The start of the complex raising operation of KNM “Helge Ingstad” began on Tuesday.
In November last year, the Aegis combat system equipped Norwegian frigate “Helge Ingstad” had a collision with the oil tanker “Sola” and suffered significant damage near Bergen, Norway. Following the collision, samples from salmon farms were investigated near the accident. Test results showed that fish from six farms surveyed had not been contaminated by emissions from the failed frigate.
On Tuesday, the Armed Forces sent out a press release that plans to raise the vessel.
“Everything is ready on “Helge Ingstad”, and technically the vessel is now ready for raising. But most importantly, it seems that we have the weather window we need,” said salvage manager Anders Penna from BOA, the company responsible for the planning and implementation of the operation.
Pen says the salvage operation is very complex and time consuming.
“Raising such a large vessel like this is very special. Had this been a smaller, civilian vessel, it would most likely have been broken up into smaller parts and then been raised in parts,” said Penna.
The crane vessels “Gulliver” and “Rambiz” must lift the frigate simultaneously with four cranes.
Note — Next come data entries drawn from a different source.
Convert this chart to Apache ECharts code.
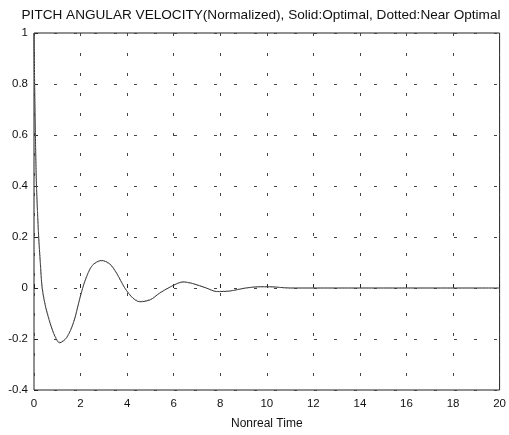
<!DOCTYPE html>
<html>
<head>
<meta charset="utf-8">
<script src="https://cdn.jsdelivr.net/npm/echarts@6/dist/echarts.min.js"></script>
<style>
  html, body { margin: 0; padding: 0; background: #fff; }
  #chart { width: 509px; height: 435px; }
</style>
</head>
<body>
<div id="chart"></div>
<script>
// nonreal time samples
const times = [0, 0.03, 0.06, 0.1, 0.15, 0.2, 0.27, 0.35, 0.5, 0.7, 0.9, 1.1, 1.4, 1.7, 2.0, 2.2, 2.5, 2.9, 3.25, 3.55, 3.9, 4.25, 4.55, 5.0, 5.4, 5.85, 6.4, 6.8, 7.4, 7.85, 8.4, 9.1, 9.7, 10.1, 11, 12, 14, 16, 18, 20];
// Solid: Optimal
const optimal = [1, 0.78, 0.6, 0.42, 0.3, 0.2, 0.1, 0.0, -0.075, -0.14, -0.19, -0.215, -0.195, -0.135, -0.03, 0.03, 0.088, 0.108, 0.095, 0.058, 0.0, -0.04, -0.054, -0.046, -0.02, 0.004, 0.024, 0.018, 0.0, -0.014, -0.012, 0.0, 0.005, 0.005, 0.0, 0.0, 0.0, 0.0, 0.0, 0.0];
// Dotted: Near Optimal
const nearOptimal = [1, 0.77, 0.59, 0.41, 0.3, 0.21, 0.11, 0.01, -0.07, -0.135, -0.185, -0.212, -0.193, -0.132, -0.028, 0.032, 0.088, 0.106, 0.093, 0.056, 0.0, -0.038, -0.052, -0.044, -0.018, 0.004, 0.022, 0.017, 0.0, -0.013, -0.011, 0.0, 0.004, 0.004, 0.0, 0.0, 0.0, 0.0, 0.0, 0.0];

const titleText = 'PITCH ANGULAR VELOCITY(Normalized), Solid:Optimal, Dotted:Near Optimal';
const xName = 'Nonreal Time';

const chart = echarts.init(document.getElementById('chart'));
const gridDash = { color: '#444', width: 1, type: [3, 17] };
chart.setOption({
    animation: false,
    title: {
        text: titleText,
        left: 256,
        textAlign: 'center',
        top: 3,
        textStyle: { fontFamily: 'Liberation Sans', fontSize: 13.6, fontWeight: 'normal', color: '#111' },
    },
    grid: {
        left: 34,
        right: 9,
        top: 33,
        bottom: 38,
        show: true,
        borderColor: '#222',
        borderWidth: 1,
    },
    xAxis: {
        type: 'value',
        min: 0,
        max: 20,
        interval: 2,
        name: xName,
        nameLocation: 'middle',
        nameGap: 28,
        nameTextStyle: { fontFamily: 'Liberation Sans', fontSize: 12, color: '#111' },
        axisLine: { show: false },
        axisTick: { show: true, inside: true, length: 4, lineStyle: { color: '#222' } },
        axisLabel: { fontFamily: 'Liberation Sans', fontSize: 11.5, color: '#111', margin: 8 },
        splitLine: { show: true, lineStyle: gridDash },
    },
    yAxis: {
        type: 'value',
        min: -0.4,
        max: 1,
        interval: 0.2,
        axisLine: { show: false },
        axisTick: { show: true, inside: true, length: 4, lineStyle: { color: '#222' } },
        axisLabel: {
            fontFamily: 'Liberation Sans', fontSize: 11.5, color: '#111', margin: 6,
            formatter: (v) => String(Math.round(v * 10) / 10),
        },
        splitLine: { show: true, lineStyle: gridDash },
    },
    series: [
        {
            name: 'Optimal',
            type: 'line',
            smooth: 0.3,
            showSymbol: false,
            data: times.map((t, i) => [t, optimal[i]]),
            lineStyle: { color: '#333', width: 1 },
        },
        {
            name: 'Near Optimal',
            type: 'line',
            smooth: 0.3,
            showSymbol: false,
            data: times.map((t, i) => [t, nearOptimal[i]]),
            lineStyle: { color: '#777', width: 1, type: [1, 2] },
        },
    ],
});
</script>
</body>
</html>
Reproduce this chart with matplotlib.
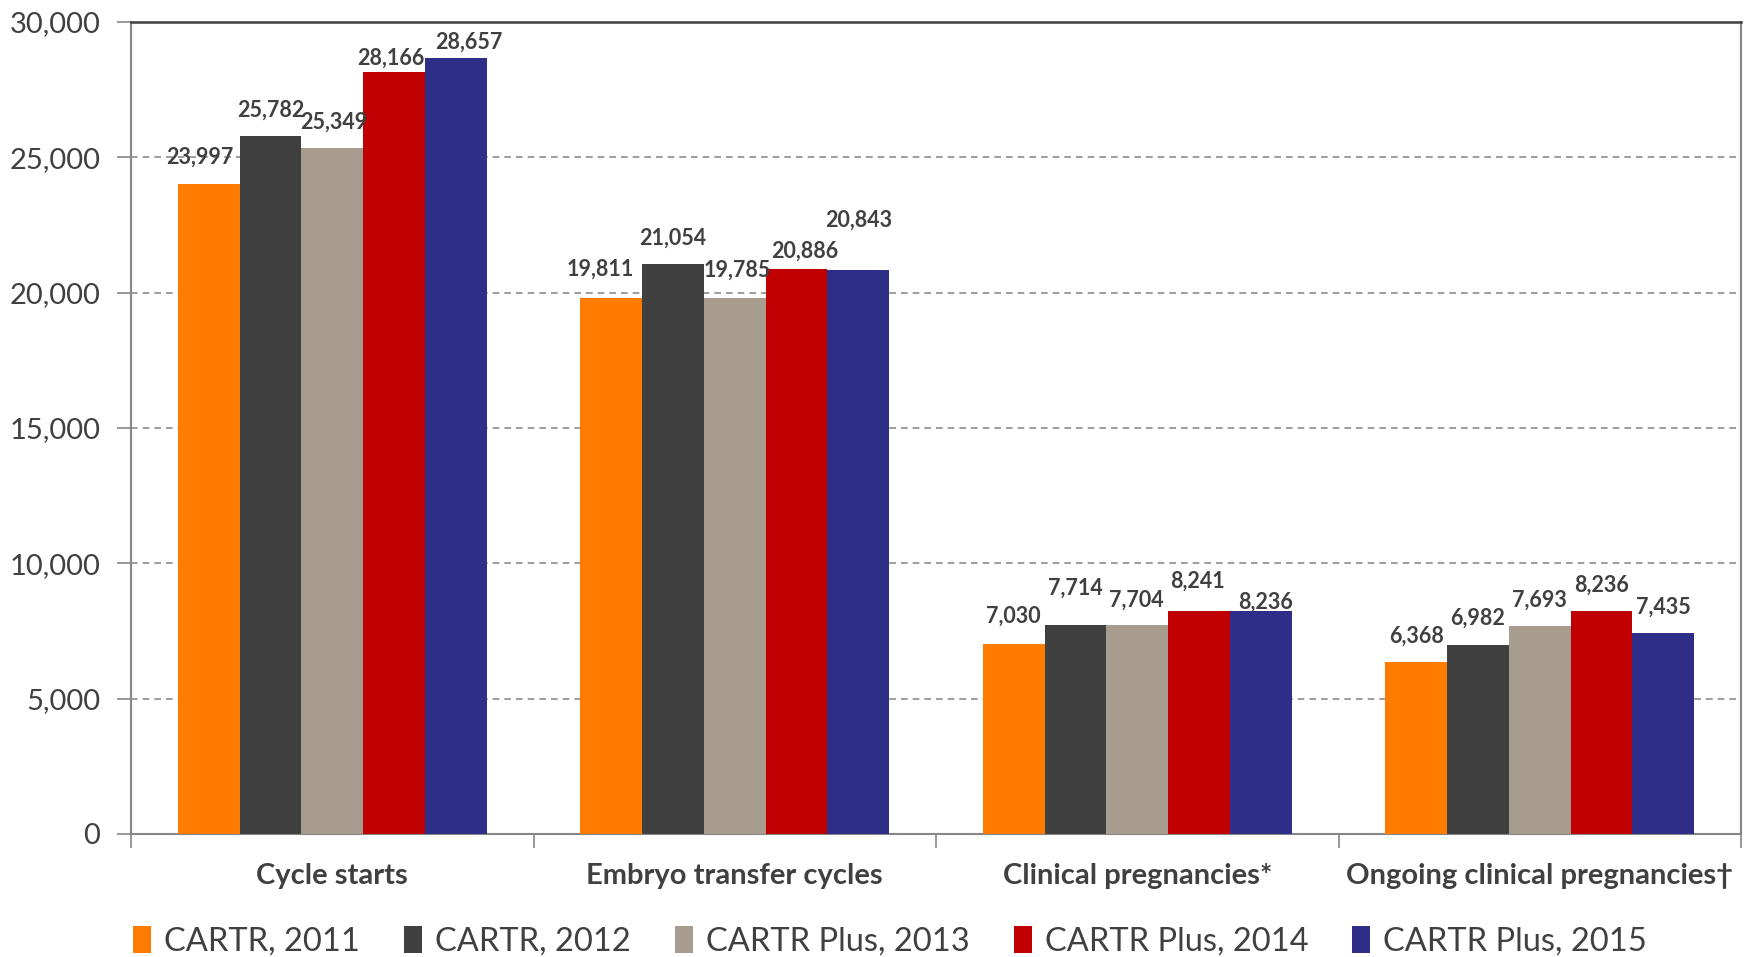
import matplotlib.pyplot as plt
import numpy as np
from matplotlib.ticker import FuncFormatter, FixedLocator

categories = ["Cycle starts", "Embryo transfer cycles",
              "Clinical pregnancies*", "Ongoing clinical pregnancies\u2020"]
series = ["CARTR, 2011", "CARTR, 2012", "CARTR Plus, 2013",
          "CARTR Plus, 2014", "CARTR Plus, 2015"]
cartr_2011 = [23997, 19811, 7030, 6368]
cartr_2012 = [25782, 21054, 7714, 6982]
plus_2013 = [25349, 19785, 7704, 7693]
plus_2014 = [28166, 20886, 8241, 8236]
plus_2015 = [28657, 20843, 8236, 7435]
values = [cartr_2011, cartr_2012, plus_2013, plus_2014, plus_2015]

colors = ["#FF7C00", "#404040", "#A89C8E", "#C00000", "#2E2D88"]
# label nudges (points), mimicking hand-placed labels in the original
nudges = [
    [(-6, 1), (-8, 2), (0, 1), (0, 0)],
    [(0, 0), (0, 0), (0, 8), (0, 1)],
    [(1, 0), (2, 2), (-1, 0), (0, 0)],
    [(-2, -9), (6, -6), (-1, 3), (0, 0)],
    [(9, -7), (0, 17), (3, -12), (0, 0)],
]

plt.rcParams["font.family"] = ["Lato", "DejaVu Sans"]
txt = "#404040"

fig = plt.figure(figsize=(17.52, 9.57), dpi=100)
ax = fig.add_axes([131 / 1752, 1 - 834 / 957, (1741 - 131) / 1752, (834 - 22) / 957])

x = np.arange(len(categories))
w = 0.1536
for i, (name, vals) in enumerate(zip(series, values)):
    pos = x + (i - 2) * w
    ax.bar(pos, vals, width=w, color=colors[i], label=name, zorder=3)
    for j, (p, v) in enumerate(zip(pos, vals)):
        dx, dy = nudges[i][j]
        ax.annotate(f"{v:,}", (p, v), xytext=(dx, 18.5 + dy), textcoords="offset points",
                    ha="center", va="center", fontsize=15.5, fontweight="bold",
                    color=txt, zorder=4)

ax.set_xlim(-0.5, len(categories) - 0.5)
ax.set_ylim(0, 30000)
ax.set_yticks(np.arange(0, 30001, 5000))
ax.yaxis.set_major_formatter(FuncFormatter(lambda v, p: f"{int(v):,}"))
ax.grid(axis="y", linestyle=(0, (4, 3)), color="#8C8C8C", linewidth=1.2, zorder=0)

ax.xaxis.set_major_locator(FixedLocator(np.arange(-0.5, len(categories), 1)))
ax.xaxis.set_minor_locator(FixedLocator(x))
ax.set_xticklabels([])
ax.set_xticklabels(categories, minor=True, fontsize=21, fontweight="bold", color=txt)
ax.tick_params(axis="x", which="major", length=10, width=1.2, color="#868686", direction="out")
ax.tick_params(axis="x", which="minor", length=0, pad=21)
ax.tick_params(axis="y", length=10, width=1.2, color="#868686", labelsize=21,
               labelcolor=txt, pad=12)

for s in ["left", "bottom", "right"]:
    ax.spines[s].set_color("#868686")
    ax.spines[s].set_linewidth(1.5)
ax.spines["top"].set_color("#404040")
ax.spines["top"].set_linewidth(1.8)

leg = fig.legend(loc="center", bbox_to_anchor=(0.508, 1 - 941 / 957), ncol=5,
                 frameon=False, fontsize=23.5, handlelength=0.55, handleheight=0.9,
                 handletextpad=0.4, columnspacing=1.35, labelcolor=txt)

fig.savefig("out.png", dpi=100)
According to the Armed Forces, the action must be synchronized, requiring the vessels to lie completely at rest next to each other. In addition, there needs to be little wind and waves – which is not very common along the west coast of Norway in winter. A number of swells are still expected on Wednesday, which may lead to changes in the operation.
About 300 people are involved in raising operation, which is expected to take five to six days.
NRK is extensively covering the KNM “Helge Ingstad” operation.